15.10 - Applying the Index and Partitioning Expression Recommendations - Teradata Database

Teradata Database SQL Request and Transaction Processing

prodname
Teradata Database
vrm_release
15.10
category
Programming Reference
User Guide
featnum
B035-1142-151K

At this stage of the database query analysis, you apply the indexes and partitioning expressions recommended by the Index and Partitioning Expression Analysis stage to the production database.

See Teradata Index Wizard User Guide for details about this process.

The process of applying the recommended indexes, or partitioning expressions, or both, to the production system is indicated by the following graphic. For any callout of Index in the graphic, you should read Index or Partitioning Expression, or both.

 

You can choose to implement all, some, or none, of the index or partitioning expression recommendations from a given Analysis.

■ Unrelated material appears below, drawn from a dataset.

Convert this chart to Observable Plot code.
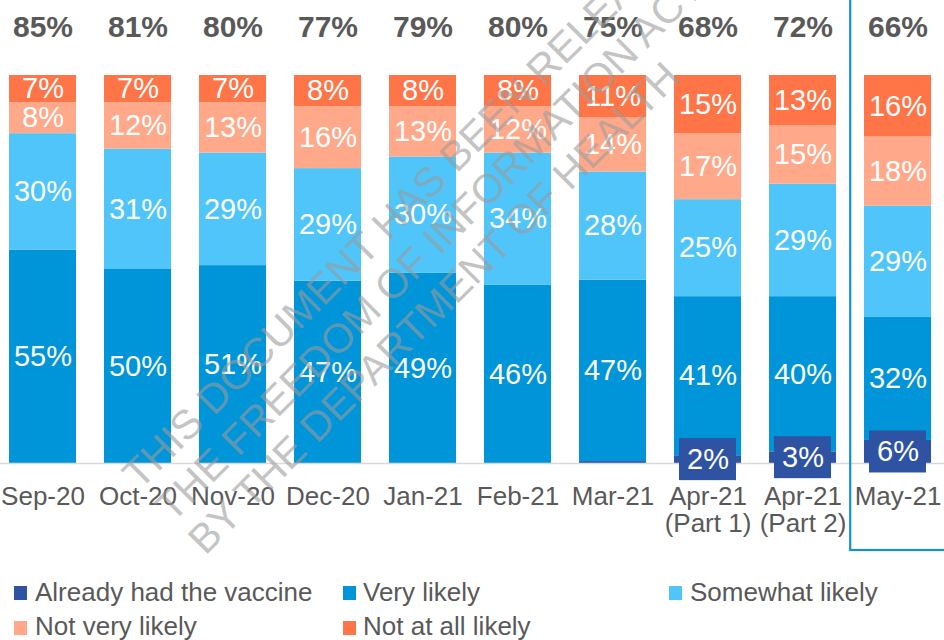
<!DOCTYPE html>
<html>
<head>
<meta charset="utf-8">
<script src="https://cdn.jsdelivr.net/npm/d3@7"></script>
<script src="https://cdn.jsdelivr.net/npm/@observablehq/plot@0.6"></script>
<style>
  html, body { margin: 0; padding: 0; background: #fff; }
  body { font-family: "Liberation Sans", Arial, sans-serif; }
  #wrap { position: relative; width: 944px; height: 640px; overflow: hidden; }
  #chart { position: absolute; left: 0; top: 0; }
  #legend { position: absolute; left: 0; top: 560px; width: 944px; height: 80px; }
  .sw { position: absolute; width: 13px; height: 14px; }
  .lt { position: absolute; font-size: 26px; line-height: 30px; color: #595959; white-space: nowrap; }
</style>
</head>
<body>
<div id="wrap">
  <div id="chart"></div>
  <div id="legend"></div>
</div>
<script>
// ---- data ----
const categories = ["Sep-20", "Oct-20", "Nov-20", "Dec-20", "Jan-21", "Feb-21", "Mar-21",
  "Apr-21\n(Part 1)", "Apr-21\n(Part 2)", "May-21"];
const seriesNames = ["Already had the vaccine", "Very likely", "Somewhat likely", "Not very likely", "Not at all likely"];
const seriesColors = ["#2E53A3", "#0094D8", "#4FC5FA", "#FFA98A", "#FF7548"];
const already        = [0, 0, 0, 0, 0, 0, 0.5, 2, 3, 6];
const veryLikely     = [55, 50, 51, 47, 49, 46, 47, 41, 40, 32];
const somewhatLikely = [30, 31, 29, 29, 30, 34, 28, 25, 29, 29];
const notVeryLikely  = [8, 12, 13, 16, 13, 12, 14, 17, 15, 18];
const notAtAllLikely = [7, 7, 7, 8, 8, 8, 11, 15, 13, 16];
const likelyTotals   = [85, 81, 80, 77, 79, 80, 75, 68, 72, 66];
const highlighted    = ["May-21"];
const watermark = "THIS DOCUMENT HAS BEEN RELEASED UNDER\nTHE FREEDOM OF INFORMATION ACT 1982\nBY THE DEPARTMENT OF HEALTH";

// ---- derived tables ----
const valuesBySeries = [already, veryLikely, somewhatLikely, notVeryLikely, notAtAllLikely];
const rows = [];
categories.forEach((c, i) => seriesNames.forEach((s, j) => rows.push({category: c, series: s, value: valuesBySeries[j][i]})));
const sums = categories.map((c, i) => valuesBySeries.reduce((a, arr) => a + arr[i], 0));
const alreadyRows = categories
  .map((c, i) => ({category: c, value: already[i], mid: already[i] / 2 / sums[i]}))
  .filter(d => d.value >= 1);
const topRows = categories.map((c, i) => ({category: c, total: likelyTotals[i]}));

const stackOpts = {x: "category", y: "value", z: "series", order: seriesNames, offset: "normalize"};
const font = "'Liberation Sans', Arial, sans-serif";

const chart = Plot.plot({
  width: 944,
  height: 560,
  marginTop: 75,
  marginBottom: 97,
  marginLeft: 0,
  marginRight: 0,
  style: {fontFamily: font, color: "#595959", background: "transparent", overflow: "hidden"},
  x: {domain: categories, range: [-5.6, 946.6], paddingInner: 0.29, paddingOuter: 0.145, label: null},
  y: {domain: [0, 1], axis: null},
  color: {domain: seriesNames, range: seriesColors},
  marks: [
    Plot.barY(rows, {...stackOpts, fill: "series"}),
    Plot.ruleY([0], {stroke: "#D9D9D9", strokeWidth: 1.5}),
    Plot.text(rows, Plot.stackY({
      ...stackOpts,
      text: d => (d.series !== seriesNames[0] ? d.value + "%" : ""),
      fill: "white", fontSize: 29
    })),
    Plot.barY(alreadyRows, {x: "category", y1: "mid", y2: "mid", fill: seriesColors[0],
      insetTop: -21, insetBottom: -21, insetLeft: 5, insetRight: 5}),
    Plot.text(alreadyRows, {x: "category", y: "mid", text: d => d.value + "%", fill: "white", fontSize: 29}),
    Plot.text(topRows, {x: "category", frameAnchor: "top", lineAnchor: "top", dy: -60, text: d => d.total + "%",
      fontSize: 30, fontWeight: "bold", fill: "#595959"}),
    Plot.axisX({tickSize: 0, tickPadding: 22, fontSize: 26, lineHeight: 1.05, fill: "#595959", label: null}),
    Plot.barY(highlighted, {x: d => d, y1: 0, y2: 1, fill: "none", stroke: "#1591D3", strokeWidth: 2.2,
      insetLeft: -13.8, insetRight: -40, insetTop: -90, insetBottom: -87}),
    Plot.text([watermark], {frameAnchor: "bottom-left", text: d => d, rotate: -45, textAnchor: "start",
      lineAnchor: "top", lineHeight: 1.13, fontSize: 41, fill: "#9c9c9c", fillOpacity: 0.6, dx: 116, dy: 4})
  ]
});
document.getElementById("chart").appendChild(chart);

// ---- legend ----
const legend = document.getElementById("legend");
const legendPos = [
  {sx: 14, tx: 35, row: 0},
  {sx: 343, tx: 363, row: 0},
  {sx: 669, tx: 690, row: 0},
  {sx: 14, tx: 35, row: 1},
  {sx: 343, tx: 363, row: 1}
];
seriesNames.forEach((name, i) => {
  const p = legendPos[i];
  const sw = document.createElement("div");
  sw.className = "sw";
  sw.style.left = p.sx + "px";
  sw.style.top = (26 + p.row * 35) + "px";
  sw.style.background = seriesColors[i];
  legend.appendChild(sw);
  const t = document.createElement("div");
  t.className = "lt";
  t.style.left = p.tx + "px";
  t.style.top = (17 + p.row * 34) + "px";
  t.textContent = name;
  legend.appendChild(t);
});
</script>
</body>
</html>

In the case of indexes, the Index Wizard client utility has a menu option that automatically issues an SQL request containing the corresponding CREATE INDEX or CREATE JOIN INDEX text for you.

A recommended table partitioning requires a more complex set of SQL requests to recreate a populated table. The Index Wizard client utility provides a set of SQL requests in the form of a script to demonstrate one possible method of converting an existing table to a row‑partitioned table.

You are expected to examine and modify the script for the specific needs of your particular system. For example, you must verify that there is enough available disk space to temporarily hold two copies of the table, and you must also determine what privileges must be granted again and which existing indexes must be recreated.

You can indirectly execute the script by copying the displayed contents to the Execute SQL window that is accessible from the Tools menu of the Index Wizard.

The script creates a new permanent table, partitions it as desired, executes an appropriate INSERT … SELECT request to insert the rows from the nonpartitioned source table into it, drops the source table, and then renames the new table with the name of the old source table.

To reduce the possibility of naming collisions, the new table (before renaming) exists temporarily, before it is renamed, with a name of PPI_base_table_name where base_table_name is truncated if necessary.

See “Using the Index Wizard: Extended Example” on page 852 for an example of using this method.